▸ **WHAT YOU WILL DO**: Repeat the material verbatim and drop the pictures.

▸ **AVAILABLE DATA**:
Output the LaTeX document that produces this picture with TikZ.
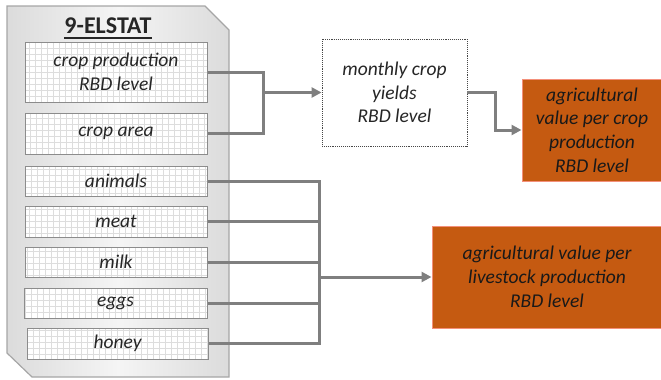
\documentclass[tikz,border=0pt]{standalone}
\usepackage{fontspec}
\setmainfont{Carlito}
\usetikzlibrary{arrows.meta}
\definecolor{conn}{HTML}{7F7F7F}
\definecolor{gridc}{HTML}{DDDDDD}
\definecolor{boxb}{HTML}{8C8C8C}
\definecolor{outb}{HTML}{A6A6A6}
\definecolor{orng}{HTML}{C55A11}
\definecolor{orngb}{HTML}{F4907A}
\definecolor{txt}{HTML}{262626}
\tikzset{
  x=1pt, y=-1pt,
  srcbox/.style={draw=boxb, line width=1pt, fill=white, minimum width=182pt,
    inner sep=0pt, align=center, font=\fontsize{19.5}{23.5}\selectfont\itshape, text=txt,
    path picture={\draw[gridc, line width=0.5pt, step=6pt]
      (path picture bounding box.south west) grid (path picture bounding box.north east);}},
  midbox/.style={draw=txt!85, densely dotted, line width=0.9pt, fill=white,
    inner sep=0pt, align=center, font=\fontsize{19.5}{23.5}\selectfont\itshape, text=txt},
  outbox/.style={draw=orngb, line width=1pt, fill=orng,
    inner sep=0pt, align=center, font=\fontsize{19.5}{23.8}\selectfont\itshape, text=black!90},
  link/.style={conn, line width=3pt},
  arr/.style={link, -{Triangle[length=10pt,width=10pt]}},
}
\begin{document}
\begin{tikzpicture}
\useasboundingbox (0,0) rectangle (661,380);
% outer container
\path[draw=outb, line width=1.2pt, left color=gray!28, right color=gray!28, middle color=gray!8]
  (7,6) -- (205,6) -- (229,30) -- (229,377) -- (32,377) -- (7,353) -- cycle;
\node[font=\fontsize{24}{26}\selectfont\bfseries, text=txt, inner sep=0pt] (title) at (108,26) {9-ELSTAT};
\draw[txt, line width=1.8pt] ([yshift=-4pt]title.base west) -- ([yshift=-4pt]title.base east);
% source boxes
\node[srcbox, minimum height=60pt] (cp) at (116,72) {crop production\\RBD level};
\node[srcbox, minimum height=41pt] (ca) at (116,133.5) {crop area};
\node[srcbox, minimum height=30pt] (an) at (116,181) {animals};
\node[srcbox, minimum height=31pt] (me) at (116,221.5) {meat};
\node[srcbox, minimum height=30pt] (mi) at (116,262) {milk};
\node[srcbox, minimum height=30pt, minimum width=183pt] (eg) at (115.5,303) {eggs};
\node[srcbox, minimum height=31pt, minimum width=181pt] (ho) at (117.5,343.5) {honey};
% middle and outputs
\node[midbox, minimum width=145pt, minimum height=107pt] (mon) at (394.5,92.5) {monthly crop\\yields\\RBD level};
\node[outbox, minimum width=140pt, minimum height=102pt] (ag1) at (592,130) {agricultural\\value per crop\\production\\RBD level};
\node[outbox, minimum width=230pt, minimum height=102pt] (ag2) at (547,277) {agricultural value per\\livestock production\\RBD level};
% junctions
\coordinate (j1) at (263,92.5);
\coordinate (j2) at (495,130);
\coordinate (j3) at (319,277);
% crop connectors
\draw[link] (cp.east) -| (j1) |- (ca.east);
\draw[arr] (j1) -- (mon.west);
\draw[arr] (mon.east) -| (j2) -- (ag1.west);
% livestock connectors
\draw[link] (an.east) -| (j3) |- (ho.east);
\draw[link] (me.east) -- (me.east -| j3);
\draw[link] (mi.east) -- (mi.east -| j3);
\draw[link] (eg.east) -- (eg.east -| j3);
\draw[arr] (j3) -- (ag2.west);
\end{tikzpicture}
\end{document}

▸ **SOLUTION FOR THIS EXERCISE**:
Output the LaTeX document that produces this picture with TikZ.
\documentclass[tikz,border=0pt]{standalone}
\usepackage{fontspec}
\setmainfont{Carlito}
\usetikzlibrary{arrows.meta}
\definecolor{conn}{HTML}{7F7F7F}
\definecolor{gridc}{HTML}{DDDDDD}
\definecolor{boxb}{HTML}{8C8C8C}
\definecolor{outb}{HTML}{A6A6A6}
\definecolor{orng}{HTML}{C55A11}
\definecolor{orngb}{HTML}{F4907A}
\definecolor{txt}{HTML}{262626}
\tikzset{
  x=1pt, y=-1pt,
  srcbox/.style={draw=boxb, line width=1pt, fill=white, minimum width=182pt,
    inner sep=0pt, align=center, font=\fontsize{19.5}{23.5}\selectfont\itshape, text=txt,
    path picture={\draw[gridc, line width=0.5pt, step=6pt]
      (path picture bounding box.south west) grid (path picture bounding box.north east);}},
  midbox/.style={draw=txt!85, densely dotted, line width=0.9pt, fill=white,
    inner sep=0pt, align=center, font=\fontsize{19.5}{23.5}\selectfont\itshape, text=txt},
  outbox/.style={draw=orngb, line width=1pt, fill=orng,
    inner sep=0pt, align=center, font=\fontsize{19.5}{23.8}\selectfont\itshape, text=black!90},
  link/.style={conn, line width=3pt},
  arr/.style={link, -{Triangle[length=10pt,width=10pt]}},
}
\begin{document}
\begin{tikzpicture}
\useasboundingbox (0,0) rectangle (661,380);
% outer container
\path[draw=outb, line width=1.2pt, left color=gray!28, right color=gray!28, middle color=gray!8]
  (7,6) -- (205,6) -- (229,30) -- (229,377) -- (32,377) -- (7,353) -- cycle;
\node[font=\fontsize{24}{26}\selectfont\bfseries, text=txt, inner sep=0pt] (title) at (108,26) {9-ELSTAT};
\draw[txt, line width=1.8pt] ([yshift=-4pt]title.base west) -- ([yshift=-4pt]title.base east);
% source boxes
\node[srcbox, minimum height=60pt] (cp) at (116,72) {crop production\\RBD level};
\node[srcbox, minimum height=41pt] (ca) at (116,133.5) {crop area};
\node[srcbox, minimum height=30pt] (an) at (116,181) {animals};
\node[srcbox, minimum height=31pt] (me) at (116,221.5) {meat};
\node[srcbox, minimum height=30pt] (mi) at (116,262) {milk};
\node[srcbox, minimum height=30pt, minimum width=183pt] (eg) at (115.5,303) {eggs};
\node[srcbox, minimum height=31pt, minimum width=181pt] (ho) at (117.5,343.5) {honey};
% middle and outputs
\node[midbox, minimum width=145pt, minimum height=107pt] (mon) at (394.5,92.5) {monthly crop\\yields\\RBD level};
\node[outbox, minimum width=140pt, minimum height=102pt] (ag1) at (592,130) {agricultural\\value per crop\\production\\RBD level};
\node[outbox, minimum width=230pt, minimum height=102pt] (ag2) at (547,277) {agricultural value per\\livestock production\\RBD level};
% junctions
\coordinate (j1) at (263,92.5);
\coordinate (j2) at (495,130);
\coordinate (j3) at (319,277);
% crop connectors
\draw[link] (cp.east) -| (j1) |- (ca.east);
\draw[arr] (j1) -- (mon.west);
\draw[arr] (mon.east) -| (j2) -- (ag1.west);
% livestock connectors
\draw[link] (an.east) -| (j3) |- (ho.east);
\draw[link] (me.east) -- (me.east -| j3);
\draw[link] (mi.east) -- (mi.east -| j3);
\draw[link] (eg.east) -- (eg.east -| j3);
\draw[arr] (j3) -- (ag2.west);
\end{tikzpicture}
\end{document}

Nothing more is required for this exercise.